Reproduce all the lines exactly as they stand, apart from the pictures.

* start *

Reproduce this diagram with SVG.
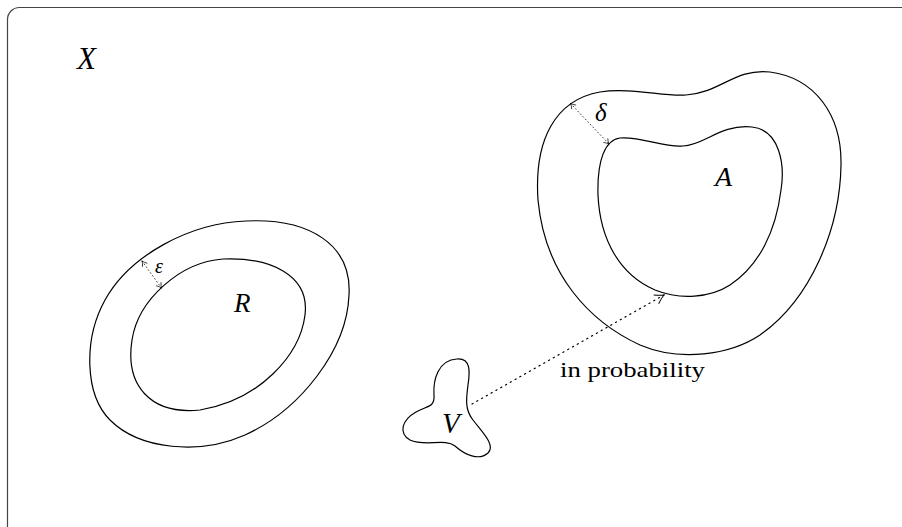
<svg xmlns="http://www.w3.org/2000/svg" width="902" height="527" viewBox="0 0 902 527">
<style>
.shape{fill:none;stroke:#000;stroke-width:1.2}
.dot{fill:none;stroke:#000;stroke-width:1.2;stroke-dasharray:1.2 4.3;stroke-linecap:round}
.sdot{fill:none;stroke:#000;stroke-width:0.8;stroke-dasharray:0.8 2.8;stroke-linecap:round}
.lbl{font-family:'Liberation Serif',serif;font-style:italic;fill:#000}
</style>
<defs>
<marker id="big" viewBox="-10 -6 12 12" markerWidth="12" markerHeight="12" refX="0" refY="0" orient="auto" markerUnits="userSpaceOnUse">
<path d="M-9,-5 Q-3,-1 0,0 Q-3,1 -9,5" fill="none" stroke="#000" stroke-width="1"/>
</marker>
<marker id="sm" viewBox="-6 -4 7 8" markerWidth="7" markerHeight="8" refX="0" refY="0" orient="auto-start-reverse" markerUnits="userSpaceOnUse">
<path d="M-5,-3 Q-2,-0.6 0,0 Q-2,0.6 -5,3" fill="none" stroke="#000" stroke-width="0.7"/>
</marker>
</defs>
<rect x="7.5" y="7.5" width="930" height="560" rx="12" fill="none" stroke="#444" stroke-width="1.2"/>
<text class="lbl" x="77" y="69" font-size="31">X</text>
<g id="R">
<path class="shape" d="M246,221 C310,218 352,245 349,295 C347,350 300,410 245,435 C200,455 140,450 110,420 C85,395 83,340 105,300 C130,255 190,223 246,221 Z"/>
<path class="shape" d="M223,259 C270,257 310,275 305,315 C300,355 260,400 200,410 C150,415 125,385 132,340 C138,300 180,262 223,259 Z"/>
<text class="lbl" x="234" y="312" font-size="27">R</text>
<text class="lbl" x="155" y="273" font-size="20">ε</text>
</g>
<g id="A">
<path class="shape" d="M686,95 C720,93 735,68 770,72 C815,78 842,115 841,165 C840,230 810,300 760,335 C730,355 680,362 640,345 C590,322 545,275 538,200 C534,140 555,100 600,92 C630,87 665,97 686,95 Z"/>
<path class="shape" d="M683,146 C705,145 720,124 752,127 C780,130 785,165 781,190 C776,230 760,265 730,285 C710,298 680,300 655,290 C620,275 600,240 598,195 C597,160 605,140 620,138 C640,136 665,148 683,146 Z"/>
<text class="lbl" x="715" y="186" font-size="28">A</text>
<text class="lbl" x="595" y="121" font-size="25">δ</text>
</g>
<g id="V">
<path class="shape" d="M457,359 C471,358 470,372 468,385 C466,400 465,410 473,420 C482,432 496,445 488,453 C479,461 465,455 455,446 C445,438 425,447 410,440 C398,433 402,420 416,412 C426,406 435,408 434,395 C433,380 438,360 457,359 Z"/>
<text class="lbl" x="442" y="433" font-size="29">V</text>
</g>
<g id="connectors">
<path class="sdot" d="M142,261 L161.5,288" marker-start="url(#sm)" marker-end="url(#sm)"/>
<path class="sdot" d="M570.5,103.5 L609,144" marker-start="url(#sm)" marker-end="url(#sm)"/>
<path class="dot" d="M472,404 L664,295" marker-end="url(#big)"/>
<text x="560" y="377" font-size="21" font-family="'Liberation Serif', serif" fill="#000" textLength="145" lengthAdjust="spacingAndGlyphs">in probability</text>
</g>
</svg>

* end *

--- Answer ---
Reproduce this diagram with SVG.
<svg xmlns="http://www.w3.org/2000/svg" width="902" height="527" viewBox="0 0 902 527">
<style>
.shape{fill:none;stroke:#000;stroke-width:1.2}
.dot{fill:none;stroke:#000;stroke-width:1.2;stroke-dasharray:1.2 4.3;stroke-linecap:round}
.sdot{fill:none;stroke:#000;stroke-width:0.8;stroke-dasharray:0.8 2.8;stroke-linecap:round}
.lbl{font-family:'Liberation Serif',serif;font-style:italic;fill:#000}
</style>
<defs>
<marker id="big" viewBox="-10 -6 12 12" markerWidth="12" markerHeight="12" refX="0" refY="0" orient="auto" markerUnits="userSpaceOnUse">
<path d="M-9,-5 Q-3,-1 0,0 Q-3,1 -9,5" fill="none" stroke="#000" stroke-width="1"/>
</marker>
<marker id="sm" viewBox="-6 -4 7 8" markerWidth="7" markerHeight="8" refX="0" refY="0" orient="auto-start-reverse" markerUnits="userSpaceOnUse">
<path d="M-5,-3 Q-2,-0.6 0,0 Q-2,0.6 -5,3" fill="none" stroke="#000" stroke-width="0.7"/>
</marker>
</defs>
<rect x="7.5" y="7.5" width="930" height="560" rx="12" fill="none" stroke="#444" stroke-width="1.2"/>
<text class="lbl" x="77" y="69" font-size="31">X</text>
<g id="R">
<path class="shape" d="M246,221 C310,218 352,245 349,295 C347,350 300,410 245,435 C200,455 140,450 110,420 C85,395 83,340 105,300 C130,255 190,223 246,221 Z"/>
<path class="shape" d="M223,259 C270,257 310,275 305,315 C300,355 260,400 200,410 C150,415 125,385 132,340 C138,300 180,262 223,259 Z"/>
<text class="lbl" x="234" y="312" font-size="27">R</text>
<text class="lbl" x="155" y="273" font-size="20">ε</text>
</g>
<g id="A">
<path class="shape" d="M686,95 C720,93 735,68 770,72 C815,78 842,115 841,165 C840,230 810,300 760,335 C730,355 680,362 640,345 C590,322 545,275 538,200 C534,140 555,100 600,92 C630,87 665,97 686,95 Z"/>
<path class="shape" d="M683,146 C705,145 720,124 752,127 C780,130 785,165 781,190 C776,230 760,265 730,285 C710,298 680,300 655,290 C620,275 600,240 598,195 C597,160 605,140 620,138 C640,136 665,148 683,146 Z"/>
<text class="lbl" x="715" y="186" font-size="28">A</text>
<text class="lbl" x="595" y="121" font-size="25">δ</text>
</g>
<g id="V">
<path class="shape" d="M457,359 C471,358 470,372 468,385 C466,400 465,410 473,420 C482,432 496,445 488,453 C479,461 465,455 455,446 C445,438 425,447 410,440 C398,433 402,420 416,412 C426,406 435,408 434,395 C433,380 438,360 457,359 Z"/>
<text class="lbl" x="442" y="433" font-size="29">V</text>
</g>
<g id="connectors">
<path class="sdot" d="M142,261 L161.5,288" marker-start="url(#sm)" marker-end="url(#sm)"/>
<path class="sdot" d="M570.5,103.5 L609,144" marker-start="url(#sm)" marker-end="url(#sm)"/>
<path class="dot" d="M472,404 L664,295" marker-end="url(#big)"/>
<text x="560" y="377" font-size="21" font-family="'Liberation Serif', serif" fill="#000" textLength="145" lengthAdjust="spacingAndGlyphs">in probability</text>
</g>
</svg>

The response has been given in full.